A SpaceX rocket is on a collision course with the moon after spending almost seven years hurtling through space, experts say.
The booster was originally launched from Florida in February 2015 as part of an interplanetary mission to send a space weather satellite on a journey of 1.6 million kilometers.
However, after completing a long burn of its engines and sending the US National Oceanic and Atmospheric Administration’s Deep Space Climate Observatory on its way to the so-called Lagrange point — a gravity-neutral position four times further than the moon and in direct line with the sun — the rocket’s second stage became derelict.
Photo: AP
At this stage, it was high enough that it did not have enough fuel to return to Earth’s atmosphere, but also “lacked the energy to escape the gravity of the Earth-moon system,” meteorologist Eric Berger wrote in a post on Ars Technica.
“So it has been following a somewhat chaotic orbit since February 2015,” Berger added.
Space observers believe the rocket — about 4 tonnes of “space junk” — is on course to intersect with the moon at a velocity of about 2.58 kilometers per second in a matter of weeks.
Bill Gray — who writes software to track near-Earth objects, asteroids, minor planets and comets — has said that the Falcon 9’s upper stage is likely to hit the far side of the moon, near the equator, on March 4.

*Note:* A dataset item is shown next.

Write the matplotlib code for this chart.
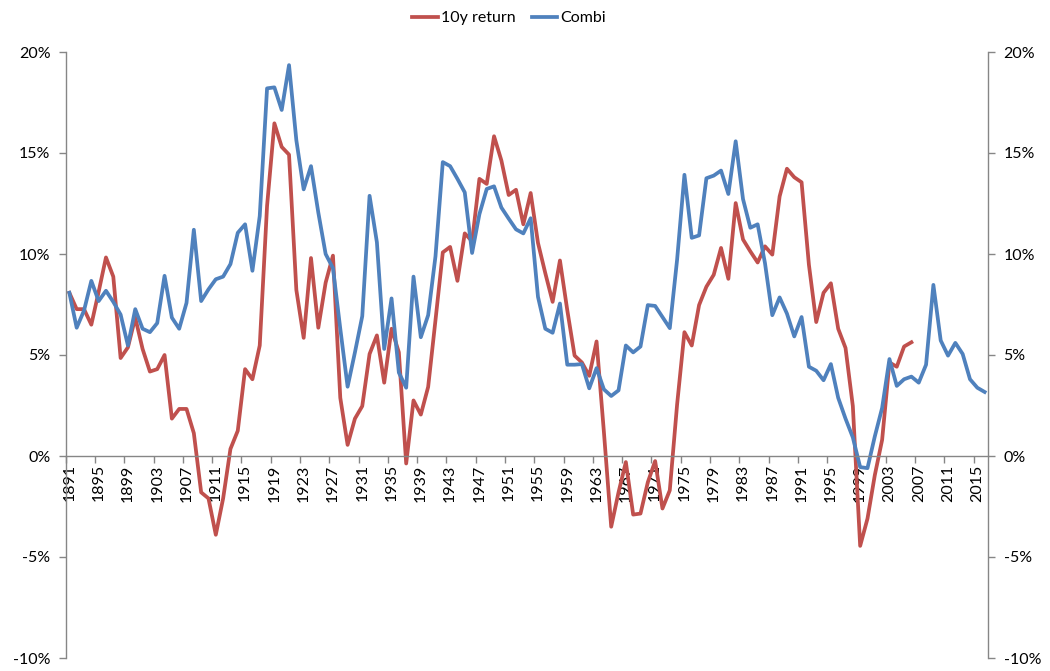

The data analyst said in a blog post that the object “made a close lunar flyby on Jan. 5,” but is to make “a certain impact at March 4.”
“This is the first unintentional case [of space junk hitting the moon] of which I am aware,” Gray added.
The exact spot the rocket is to hit remains unclear due to the unpredictable effect of sunlight “pushing” on the rocket and “ambiguity in measuring rotation periods,” which might slightly alter its orbit.
“These unpredictable effects are very small. But they will accumulate between now and March 4,” Gray wrote, adding that further observations were needed to refine the precise time and location of the impact.
As for whether the collision could be viewed from Earth, Gray said that it would probably go unobserved.
“The bulk of the moon is in the way, and even if it were on the near side, the impact occurs a couple of days after New Moon,” he wrote.
Harvard University astrophysicist Jonathan McDowell wrote that the impact is due on March 4, but is “not a big deal.”
Nevertheless, space enthusiasts believe the impact could provide valuable data.
Berger believes that the event would allow for observation of subsurface material ejected by the rocket’s strike, while Gray said that he is “rooting for a lunar impact.”
“We already know what happens when junk hits the Earth; there’s not much to learn from that,” he said.